清明前的风裹着松针的清苦味儿钻进衣领,总有人捧着刚买的黄菊站在太子峪陵园门口,隔着铁栅栏问保安师傅:“御景苑怎么走啊?”师傅把保温杯放在脚边,笑着指:“顺着主路往里头走,看见那棵歪脖子槐树没?拐过去就是——别往左边绕,左边是牡丹园,御景苑在右边,跟着松香味儿走就对。
其实御景苑的地址真不用记复杂的门牌号。太子峪陵园本身就在丰台区长辛店镇太子峪村,这是北京城西头人人都熟的老陵园,红墙灰瓦的正门对着京港澳高速,门口的321路公交站牌都被摸得发亮。御景苑是陵园里偏东南的一片小区域,从正门进去踩上青石板路,往里面走三百步,右侧的侧柏墙突然缺了个口,露出块棕红色指示牌,“御景苑”三个字用鎏金漆写着,旁边爬着几缕迎春藤——春天的时候,藤条会抽出嫩黄的花,像给指示牌系了串小铃铛。
找御景苑的路从来不是孤单的。坐公交来的人,下了321路往陵园走,路过门口的小花摊,摊主阿姨会主动搭话:“姑娘买束菊花不?御景苑那边的人爱要黄的,新鲜得很。”接过花顺着她指的方向走,五分钟就能摸到御景苑的栏杆;自驾的人更省心,直接导航“太子峪陵园御景苑”,园区停车场就在正门右侧,春天的时候,停车场旁边的玉兰树开得满树白,花香裹着风往车里钻,哪怕第一次来,跟着花香拐个弯也不会错。有时候周末人多,停车场满了,就把车停在路边的树荫下——老人们说,这里的槐树都有几十年了,树荫密得能挡住正午的太阳,路过的人看见你停车,还会帮忙指挥:“倒一点儿,右边有个空位,刚好能停下。”
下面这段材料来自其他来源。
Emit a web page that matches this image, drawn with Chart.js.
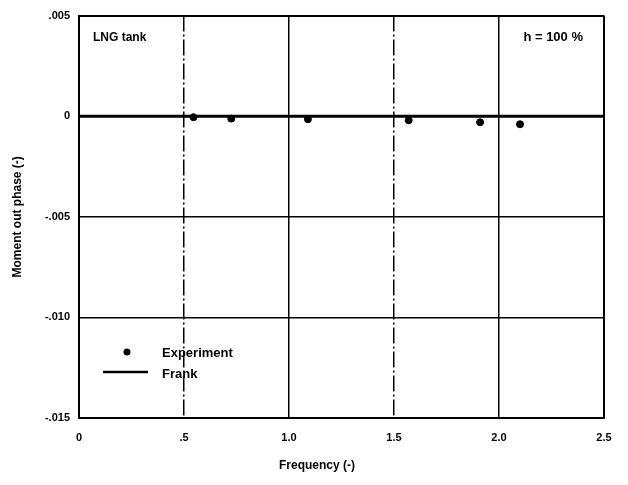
<!DOCTYPE html>
<html lang="en">
<head>
<meta charset="UTF-8">
<title>LNG tank - Moment out phase</title>
<script src="https://cdn.jsdelivr.net/npm/chart.js"></script>
<style>
  html, body { margin: 0; padding: 0; background: #fff; }
  #containerCanvas { width: 628px; height: 485px; }
</style>
</head>
<body>
<div id="containerCanvas">
  <canvas id="myChart" width="628" height="485"></canvas>
</div>
<script>
// dados
var freqExperiment = [0.545, 0.725, 1.09, 1.57, 1.91, 2.10];
var momentExperiment = [-0.00005, -0.00012, -0.00015, -0.0002, -0.0003, -0.0004];
var freqFrank = [0, 2.5];
var momentFrank = [0, 0];
var xTickLabels = ['0', '.5', '1.0', '1.5', '2.0', '2.5'];
var yTickLabels = ['-.015', '-.010', '-.005', '0', '.005'];

var fonte = '"Liberation Sans", Arial, sans-serif';

function pares(xs, ys) {
  var out = [];
  for (var i = 0; i < xs.length; i++) out.push({ x: xs[i], y: ys[i] });
  return out;
}

// textos, legenda e títulos dos eixos
var textos = {
  id: 'textos',
  afterDraw: function (chart) {
    var ctx = chart.ctx;
    var area = chart.chartArea;
    var ds = chart.data.datasets;
    ctx.save();
    ctx.fillStyle = '#000';
    ctx.textBaseline = 'middle';
    ctx.font = 'bold 12px ' + fonte;
    ctx.textAlign = 'left';
    ctx.fillText('LNG tank', area.left + 14, area.top + 22);
    ctx.font = 'bold 13px ' + fonte;
    ctx.textAlign = 'right';
    ctx.fillText('h = 100 %', area.right - 21, area.top + 22);

    // legenda
    ctx.textAlign = 'left';
    ctx.beginPath();
    ctx.arc(127, 352, 3.5, 0, Math.PI * 2);
    ctx.fill();
    ctx.fillText(ds[0].label, 162, 353);
    ctx.lineWidth = 2.5;
    ctx.strokeStyle = '#000';
    ctx.beginPath();
    ctx.moveTo(103, 372);
    ctx.lineTo(148, 372);
    ctx.stroke();
    ctx.fillText(ds[1].label, 162, 374);

    // títulos
    ctx.font = 'bold 12px ' + fonte;
    ctx.textAlign = 'center';
    ctx.fillText('Frequency (-)', 317, 466);
    ctx.translate(18, (area.top + area.bottom) / 2);
    ctx.rotate(-Math.PI / 2);
    ctx.fillText('Moment out phase (-)', 0, 0);
    ctx.restore();
  }
};

var config = {
  type: 'scatter',
  data: {
    datasets: [
      {
        label: 'Experiment',
        data: pares(freqExperiment, momentExperiment),
        backgroundColor: '#000',
        borderColor: '#000',
        pointRadius: 3.5,
        pointHoverRadius: 3.5,
        showLine: false,
        order: 0
      },
      {
        label: 'Frank',
        data: pares(freqFrank, momentFrank),
        borderColor: '#000',
        borderWidth: 3,
        pointRadius: 0,
        showLine: true,
        order: 1
      }
    ]
  },
  options: {
    responsive: false,
    animation: false,
    layout: { padding: { left: 0, top: 15, right: 24, bottom: 0 } },
    plugins: {
      legend: { display: false },
      tooltip: { enabled: false }
    },
    scales: {
      x: {
        type: 'linear',
        min: 0,
        max: 2.5,
        afterFit: function (scale) { scale.height = 67; },
        ticks: {
          stepSize: 0.5,
          padding: 13,
          color: '#000',
          font: { family: fonte, size: 11, weight: 'bold' },
          maxRotation: 0,
          callback: function (value, index) { return xTickLabels[index]; }
        },
        grid: {
          drawTicks: false,
          color: '#000',
          lineWidth: function (c) {
            if (!c.tick) return 1.5;
            return (c.index === 0 || c.index === xTickLabels.length - 1) ? 2 : 1.5;
          }
        },
        border: {
          color: '#000',
          width: 2,
          dash: function (c) {
            if (!c.tick) return [];
            return (c.index === 1 || c.index === 3) ? [16, 3, 2, 3] : [];
          }
        }
      },
      y: {
        type: 'linear',
        min: -0.015,
        max: 0.005,
        afterFit: function (scale) { scale.width = 79; },
        ticks: {
          stepSize: 0.005,
          padding: 9,
          color: '#000',
          font: { family: fonte, size: 11, weight: 'bold' },
          callback: function (value, index) { return yTickLabels[index]; }
        },
        grid: {
          drawTicks: false,
          color: '#000',
          lineWidth: function (c) {
            if (!c.tick) return 1.5;
            return (c.index === yTickLabels.length - 1) ? 2 : 1.5;
          }
        },
        border: { color: '#000', width: 2 }
      }
    }
  },
  plugins: [textos]
};

var myChart = new Chart(document.getElementById('myChart'), config);
</script>
</body>
</html>
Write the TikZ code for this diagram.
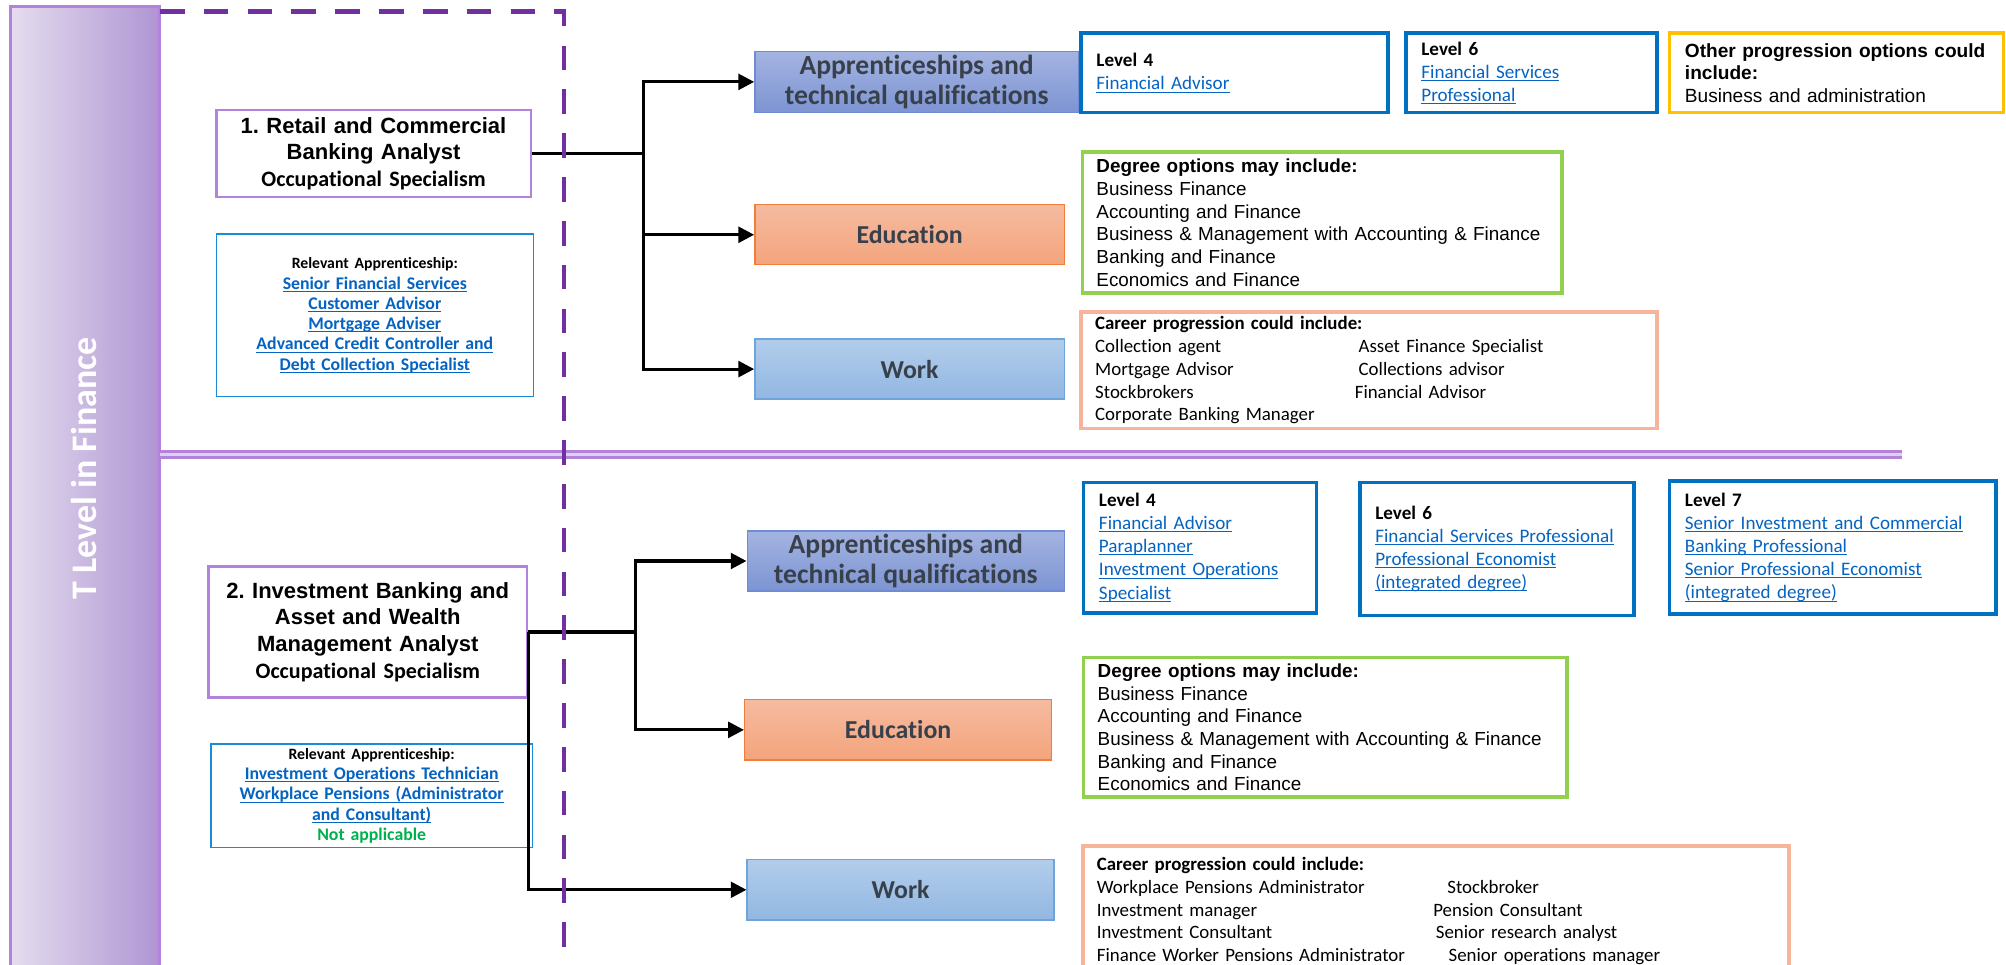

等真站在御景苑里,倒觉得“地址”两个字突然软下来了。这里倚着一小片缓坡,坡上的松柏长得齐整,像给大地盖了层深绿的绒毯;坡前挖了方小小的人工湖,夏天的时候睡莲铺在水面,粉的白的,像撒了把碎玉,偶尔有蜻蜓停在花尖儿上,翅膀颤巍巍的;冬天湖面上结层薄冰,小孩蹲在旁边用树枝戳,冰面裂开的纹路像朵绽放的花。墓碑大多是青灰色的花岗岩,刻着简洁的名字,有的碑前摆着半块没化的苹果,有的放着一杯温温的茶,还有的插着几支晒干的狗尾巴草——许是哪个孩子偷偷摘来的,草籽儿还挂在穗子上,风一吹就晃啊晃。

常有人说,找御景苑的地址,找的不是一个地理坐标。是保安师傅的一句提醒,是花摊阿姨的一束菊花,是玉兰树的花香,是人工湖的睡莲,是松间漏下来的碎金阳光。等你蹲在碑前,把菊花轻轻放在石台上,指尖碰到冰冷的石材,突然听见风里传来松针沙沙的响——像极了那个人生前说话的声音,低低的,带着点笑。这时候才明白,原来御景苑的地址从来不是写在纸上的文字,是藏在岁月里的温度,是你想起某个人时,心口那点软软的疼,是你捧着花走向他时,脚下踩过的每一步温柔。
昨天碰到个老爷爷,抱着个陶罐子往御景苑走,罐子上裹着块蓝布。问他去干嘛,他说:“我老伴儿去年走的,葬在御景苑第三排那棵松树下。今天给她带了点老家的腌菜,她生前最爱吃这个。”说完抬头看了眼天空,云很慢很慢地飘,松针落在他的白发上,像有人轻轻拍了拍他的肩膀。风里传来远处的鸟鸣,御景苑的湖面上,一只白鹅正慢悠悠游着,波纹一圈圈散开来,把阳光揉成碎银。